38. Lower Saxony Day

We would probably all like to have a robot at home that tidies up or takes out the garbage. But first it needs an idea of where it is, what is happening around it and what it means to be where it is. What we humans take for granted must first be taught to the robot. And in such a way that we continue to understand why it does what it does. This not only creates trust, but also makes it possible to correct its behavior in case of doubt.

The first step is to recognize its environment and what it can deduce from it in order to perform its task. An important data source for this are 3D laser scanners, which provide detailed information about the environment in the form of point clouds.

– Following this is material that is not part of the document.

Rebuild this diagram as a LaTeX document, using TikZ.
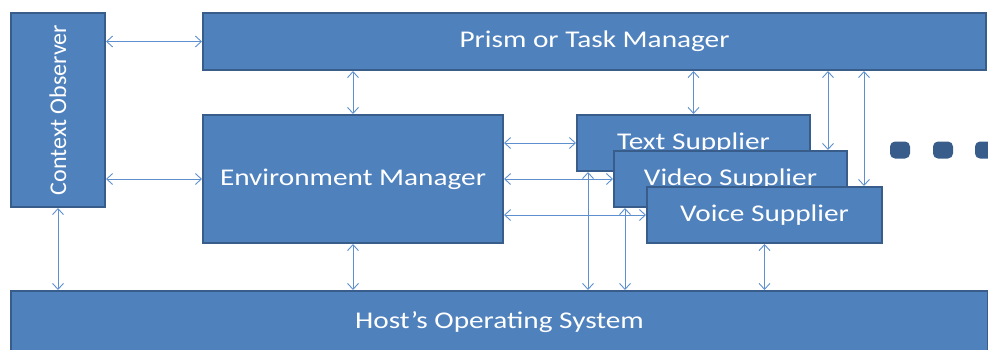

3D laser scans are of great importance for mobile robots because they enable precise recording of the environment in three dimensions. By subdividing this laser scan data, the robot can segment the point cloud into different areas - for example into floors, walls, obstacles or moving objects. This division helps the robot to better understand its environment, recognize relevant structures and move safely. Especially in complex or dynamic environments, the segmentation of 3D laser scans enables reliable navigation, obstacle avoidance and targeted interaction with the environment.

As mobile robots usually have limited computing resources, efficient processing of 3D data is crucial. The segmentation algorithms must not only be accurate, but also fast and resource-efficient in order to be executed in real time on the robot. This is the only way it can react quickly to changes in its environment and act reliably and autonomously.

The working group uses drone technology in numerous research projects to obtain a wide range of information about landscapes and plants. In recent years, there have been numerous collaborations in research projects in an agricultural context.

The use of multispectral drone technology was demonstrated in real time at the stand. The live image from a DJI Phantom4 multispectral was transmitted directly to a monitor. During the demonstration, the NDVI (Normalized Difference Vegetation Index) was calculated and visualized on-the-fly. This vegetation-specific index enables a precise assessment of plant condition and vitality.

Real and artificial vegetation were used to demonstrate how multispectral sensor technology provides information that remains hidden to the human eye. The technology opens up a wide range of potential applications, for example in agriculture or environmental monitoring.

In order to make AI methods usable on low-cost and therefore resource-limited systems, we are researching various approaches. First of all, it is important that the entire system development process is "resource-aware". To this end, we are working on prediction modelsthat can accurately estimatethe memory requirements, latency and throughput of an AI product line for combine harvesters for various hardware and software configurations, for example. In order to generate minimal AI models tailored to the use case, we are investigating methods to generate these automatically on the basis of large, complex models. For example, we were able to teach our robot dog LESSI voice commands without having to rely on data-intensive preliminary work such as the collection and annotation of thousands of training data. In addition, the application of trained models must be implemented extremely efficiently. To this end, we are developing so-called "executable" AI models, e.g. "executable neural networks", which are represented in memory not as a data structure but as a sequence of machine instructions. This minimizes the execution time.

Interactive elements are often used in didactics to explain technology clearly to students, pupils and other interested parties. The interactive Nim game, for example, demonstrates how machine learning works. The exhibit demonstrated how reinforcement learning works in principle.

In the lidar game, you explore an unknown environment with the help of a simulated lidar sensor. You see the world as a robot "sees" it, have to orient yourself in it and reach a goal.

The model drone simulates how a drone or satellite collects data and reconstructs a three-dimensional image of the earth's surface.

We are living in a time of great challenges (e.g. species extinction, environmental pollution, overuse of resources, land use, climate change) and impressive new opportunities (e.g. innovative technologies, artificial intelligence, efficiency improvements). This is particularly evident in the area of agriculture and food. Many of the examples mentioned are interconnected and influence each other. For sustainable development, it is therefore important not to look at complex problems in isolation, but to understand them in a system context - i.e. as individual parts interacting with the larger whole. Environmental systems science deals with these problems in an interdisciplinary manner and with special tools, namely systems analysis, mathematical models and computer-based simulations.